We're driving to Texas in a few days. It's March, so it's a little early for bluebonnets, but I'm still hopeful.
I'm terribly predictable, y'all. Point me toward Texas and I'll start writing poetry and posting achy songs about home. I'll say something about how time moves on and everyone changes and home will never be the same, ever again. Then I will drown my sorrows in Mexican Coke (the drink, haters) and queso until it's time to go to my other home that is not home again.
I'll pontificate on the beauty of the state, of the people, of the curious thing that is Texas pride. I'll talk about lasting friendships and family and the ache of belonging but not belonging.
I miss living in Texas, I miss being with family. At the same time, I am content here in this wonky house in this Midwestern city, with these crazy little babies.
I was the one in grade school who couldn't stay the night at the sleepover without breaking down from homesickness and calling my dad to come get me. Shoot, I probably did that in high school. One time, though, when I was 16, there was a flood and I was at the MOG's house and I called my dad and left a message that I'd just sleep over at Richy's mom's, because of the flood, you know. On the couch. Next thing I knew my dad was there, soaked to the skin but determined to rescue me from one last slumber party.

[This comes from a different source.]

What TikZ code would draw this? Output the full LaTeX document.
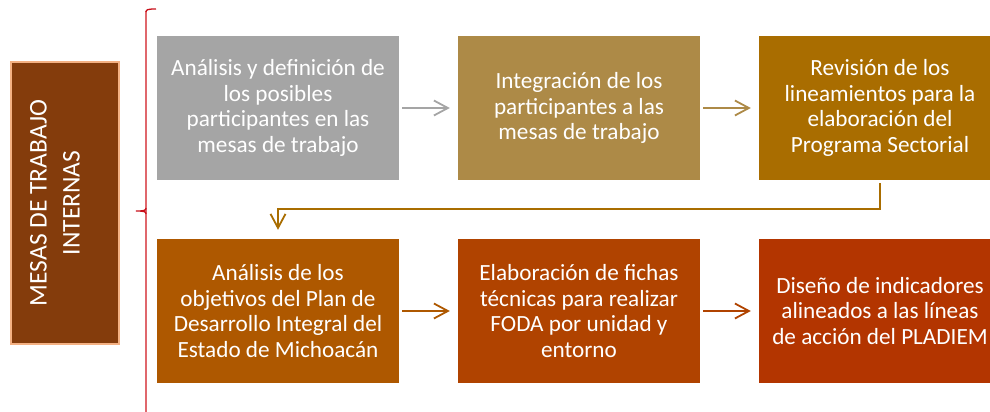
\documentclass[tikz,border=0pt]{standalone}
\usepackage{fontspec}
\setmainfont{Carlito}
\usetikzlibrary{arrows.meta}
\definecolor{cside}{HTML}{843C0C}
\definecolor{csideb}{HTML}{F4B183}
\definecolor{cone}{HTML}{A5A5A5}
\definecolor{ctwo}{HTML}{AD8A47}
\definecolor{cthree}{HTML}{A96D00}
\definecolor{cfour}{HTML}{AE5800}
\definecolor{cfive}{HTML}{B04300}
\definecolor{csix}{HTML}{B33500}
\definecolor{cbrace}{HTML}{E0676C}
\definecolor{cbracedark}{HTML}{C8101A}
\tikzset{
  stepbox/.style={rectangle, minimum width=242pt, minimum height=144pt, inner sep=0pt,
    text=white, align=center, font=\fontsize{23.2}{25.4}\selectfont},
  arr/.style={line width=1.8pt, -{Straight Barb[length=14pt,width=15pt,line width=1.8pt]},
    shorten <=3pt, shorten >=8pt},
}
\begin{document}
\begin{tikzpicture}[x=1pt,y=-1pt]
\useasboundingbox (0,0) rectangle (990,412);
\clip (0,0) rectangle (990,412);
% side box
\node[rectangle, rotate=90, minimum width=282pt, minimum height=108pt, inner sep=0pt,
  fill=cside, draw=csideb, line width=1.5pt] (side) at (65,203) {};
\node[rotate=90, inner sep=0pt, text=white, align=center,
  font=\fontsize{25.5}{33}\selectfont] (sidetext) at (55,203) {MESAS DE TRABAJO\\INTERNAS};
% brace
\draw[cbrace, line width=2pt] (146,11) -- (146,414);
\draw[cbracedark, line width=1.3pt] (146,12) .. controls (146,9.5) and (148,9) .. (156,9);
\draw[cbracedark, line width=1.3pt] (146,208) .. controls (146,210.5) and (144,211) .. (136,211)
  .. controls (144,211) and (146,211.5) .. (146,214);
% boxes
\node[stepbox, fill=cone] (b1) at (278,108) {Análisis y definición de\\los posibles\\participantes en las\\mesas de trabajo};
\node[stepbox, fill=ctwo] (b2) at (579,108) {Integración de los\\participantes a las\\mesas de trabajo};
\node[stepbox, fill=cthree] (b3) at (880,108) {Revisión de los\\lineamientos para la\\elaboración del\\Programa Sectorial};
\node[stepbox, fill=cfour] (b4) at (278,311) {Análisis de los\\objetivos del Plan de\\Desarrollo Integral del\\Estado de Michoacán};
\node[stepbox, fill=cfive] (b5) at (579,311) {Elaboración de fichas\\técnicas para realizar\\FODA por unidad y\\entorno};
\node[stepbox, fill=csix] (b6) at (880,311) {Diseño de indicadores\\alineados a las líneas\\de acción del PLADIEM};
% connectors
\draw[arr, cone] (b1.east) -- (b2.west);
\draw[arr, ctwo] (b2.east) -- (b3.west);
\coordinate (turn) at (0,209);
\draw[arr, cthree, shorten >=9pt] (b3.south) -- (b3.south |- turn) -| (b4.north);
\draw[arr, cfour] (b4.east) -- (b5.west);
\draw[arr, cfive] (b5.east) -- (b6.west);
\end{tikzpicture}
\end{document}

Anyway, if you would have asked me at any point in my life if I would be okay with living outside of Conroe, much less Texas, I would have said an emphatic Aw Heck No. But God moved us here and there's been so much grace. I don't feel like I'm fully myself, though. The part of me that is used to being a Yablonski, in the middle of the drama, is lacking. Although there's no shortage of drama around here...
just rambling here, trying to type and think while simultaneously vigorously patting a baby bottom, kissing bonked heads and trying to talk certain people into taking me to lunch.
The thing is, my little family is my home now, and that's good.